SUPPLIED DATA:
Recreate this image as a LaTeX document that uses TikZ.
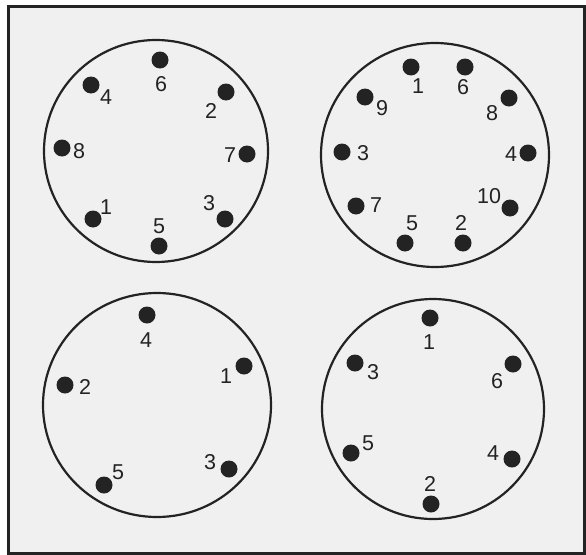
\documentclass[tikz,border=0pt]{standalone}
\usepackage{fontspec}
\setmainfont{Liberation Sans}
\definecolor{paper}{RGB}{240,240,240}
\definecolor{ink}{RGB}{35,35,35}
\tikzset{
  pin/.style={circle,fill=ink,inner sep=0pt,minimum size=17pt},
  num/.style={inner sep=0pt,text=ink,font=\fontsize{21.5}{21.5}\selectfont},
  ring/.style={draw=ink,line width=2.2pt},
}
\begin{document}
\begin{tikzpicture}[x=1pt,y=-1pt]
\useasboundingbox (0,0) rectangle (586,554);
\fill[white] (0,0) rectangle (586,554);
\node[draw=ink,fill=paper,line width=3pt,inner sep=0pt,minimum width=576pt,minimum height=547pt,anchor=north west] (frame) at (6.5,4.5) {};
% circle 1
\draw[ring] (156,151) ellipse (112 and 111);
\node[pin] (a6) at (160,60) {}; \node[num] (la6) at (161,84) {6};
\node[pin] (a4) at (91,85) {}; \node[num] (la4) at (106,97) {4};
\node[pin] (a2) at (226,92) {}; \node[num] (la2) at (211,111) {2};
\node[pin] (a8) at (62,148) {}; \node[num] (la8) at (79,151) {8};
\node[pin] (a7) at (247,154) {}; \node[num] (la7) at (230,155) {7};
\node[pin] (a1) at (93,219) {}; \node[num] (la1) at (106,207) {1};
\node[pin] (a3) at (225,219) {}; \node[num] (la3) at (209,203) {3};
\node[pin] (a5) at (159,246) {}; \node[num] (la5) at (159,226) {5};
% circle 2
\draw[ring] (435,155) ellipse (114 and 112);
\node[pin] (b1) at (411,67) {}; \node[num] (lb1) at (418,86) {1};
\node[pin] (b6) at (465,67) {}; \node[num] (lb6) at (463,87) {6};
\node[pin] (b9) at (365,97) {}; \node[num] (lb9) at (382,108) {9};
\node[pin] (b8) at (509,98) {}; \node[num] (lb8) at (492,113) {8};
\node[pin] (b3) at (342,152) {}; \node[num] (lb3) at (363,153) {3};
\node[pin] (b4) at (528,153) {}; \node[num] (lb4) at (511,154) {4};
\node[pin] (b7) at (356,206) {}; \node[num] (lb7) at (376,205) {7};
\node[pin] (b10) at (510,208) {}; \node[num] (lb10) at (489,196) {10};
\node[pin] (b5) at (405,243) {}; \node[num] (lb5) at (412,223) {5};
\node[pin] (b2) at (463,243) {}; \node[num] (lb2) at (461,223) {2};
% circle 3
\draw[ring] (157,405) ellipse (114 and 112);
\node[pin] (c4) at (147,315) {}; \node[num] (lc4) at (146,340) {4};
\node[pin] (c1) at (244,366) {}; \node[num] (lc1) at (226,376) {1};
\node[pin] (c2) at (65,385) {}; \node[num] (lc2) at (85,387) {2};
\node[pin] (c3) at (229,469) {}; \node[num] (lc3) at (210,462) {3};
\node[pin] (c5) at (104,485) {}; \node[num] (lc5) at (118,472) {5};
% circle 4
\draw[ring] (433,409) ellipse (111 and 110);
\node[pin] (d1) at (430,318) {}; \node[num] (ld1) at (429,342) {1};
\node[pin] (d3) at (355,363) {}; \node[num] (ld3) at (373,372) {3};
\node[pin] (d6) at (513,364) {}; \node[num] (ld6) at (497,381) {6};
\node[pin] (d5) at (351,453) {}; \node[num] (ld5) at (368,443) {5};
\node[pin] (d4) at (512,459) {}; \node[num] (ld4) at (493,453) {4};
\node[pin] (d2) at (431,504) {}; \node[num] (ld2) at (430,484) {2};
\end{tikzpicture}
\end{document}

WRITTEN INSTRUCTION: Repeat the data exactly, without the pictures.

RESPONSE TO THIS EXERCISE:
Recreate this image as a LaTeX document that uses TikZ.
\documentclass[tikz,border=0pt]{standalone}
\usepackage{fontspec}
\setmainfont{Liberation Sans}
\definecolor{paper}{RGB}{240,240,240}
\definecolor{ink}{RGB}{35,35,35}
\tikzset{
  pin/.style={circle,fill=ink,inner sep=0pt,minimum size=17pt},
  num/.style={inner sep=0pt,text=ink,font=\fontsize{21.5}{21.5}\selectfont},
  ring/.style={draw=ink,line width=2.2pt},
}
\begin{document}
\begin{tikzpicture}[x=1pt,y=-1pt]
\useasboundingbox (0,0) rectangle (586,554);
\fill[white] (0,0) rectangle (586,554);
\node[draw=ink,fill=paper,line width=3pt,inner sep=0pt,minimum width=576pt,minimum height=547pt,anchor=north west] (frame) at (6.5,4.5) {};
% circle 1
\draw[ring] (156,151) ellipse (112 and 111);
\node[pin] (a6) at (160,60) {}; \node[num] (la6) at (161,84) {6};
\node[pin] (a4) at (91,85) {}; \node[num] (la4) at (106,97) {4};
\node[pin] (a2) at (226,92) {}; \node[num] (la2) at (211,111) {2};
\node[pin] (a8) at (62,148) {}; \node[num] (la8) at (79,151) {8};
\node[pin] (a7) at (247,154) {}; \node[num] (la7) at (230,155) {7};
\node[pin] (a1) at (93,219) {}; \node[num] (la1) at (106,207) {1};
\node[pin] (a3) at (225,219) {}; \node[num] (la3) at (209,203) {3};
\node[pin] (a5) at (159,246) {}; \node[num] (la5) at (159,226) {5};
% circle 2
\draw[ring] (435,155) ellipse (114 and 112);
\node[pin] (b1) at (411,67) {}; \node[num] (lb1) at (418,86) {1};
\node[pin] (b6) at (465,67) {}; \node[num] (lb6) at (463,87) {6};
\node[pin] (b9) at (365,97) {}; \node[num] (lb9) at (382,108) {9};
\node[pin] (b8) at (509,98) {}; \node[num] (lb8) at (492,113) {8};
\node[pin] (b3) at (342,152) {}; \node[num] (lb3) at (363,153) {3};
\node[pin] (b4) at (528,153) {}; \node[num] (lb4) at (511,154) {4};
\node[pin] (b7) at (356,206) {}; \node[num] (lb7) at (376,205) {7};
\node[pin] (b10) at (510,208) {}; \node[num] (lb10) at (489,196) {10};
\node[pin] (b5) at (405,243) {}; \node[num] (lb5) at (412,223) {5};
\node[pin] (b2) at (463,243) {}; \node[num] (lb2) at (461,223) {2};
% circle 3
\draw[ring] (157,405) ellipse (114 and 112);
\node[pin] (c4) at (147,315) {}; \node[num] (lc4) at (146,340) {4};
\node[pin] (c1) at (244,366) {}; \node[num] (lc1) at (226,376) {1};
\node[pin] (c2) at (65,385) {}; \node[num] (lc2) at (85,387) {2};
\node[pin] (c3) at (229,469) {}; \node[num] (lc3) at (210,462) {3};
\node[pin] (c5) at (104,485) {}; \node[num] (lc5) at (118,472) {5};
% circle 4
\draw[ring] (433,409) ellipse (111 and 110);
\node[pin] (d1) at (430,318) {}; \node[num] (ld1) at (429,342) {1};
\node[pin] (d3) at (355,363) {}; \node[num] (ld3) at (373,372) {3};
\node[pin] (d6) at (513,364) {}; \node[num] (ld6) at (497,381) {6};
\node[pin] (d5) at (351,453) {}; \node[num] (ld5) at (368,443) {5};
\node[pin] (d4) at (512,459) {}; \node[num] (ld4) at (493,453) {4};
\node[pin] (d2) at (431,504) {}; \node[num] (ld2) at (430,484) {2};
\end{tikzpicture}
\end{document}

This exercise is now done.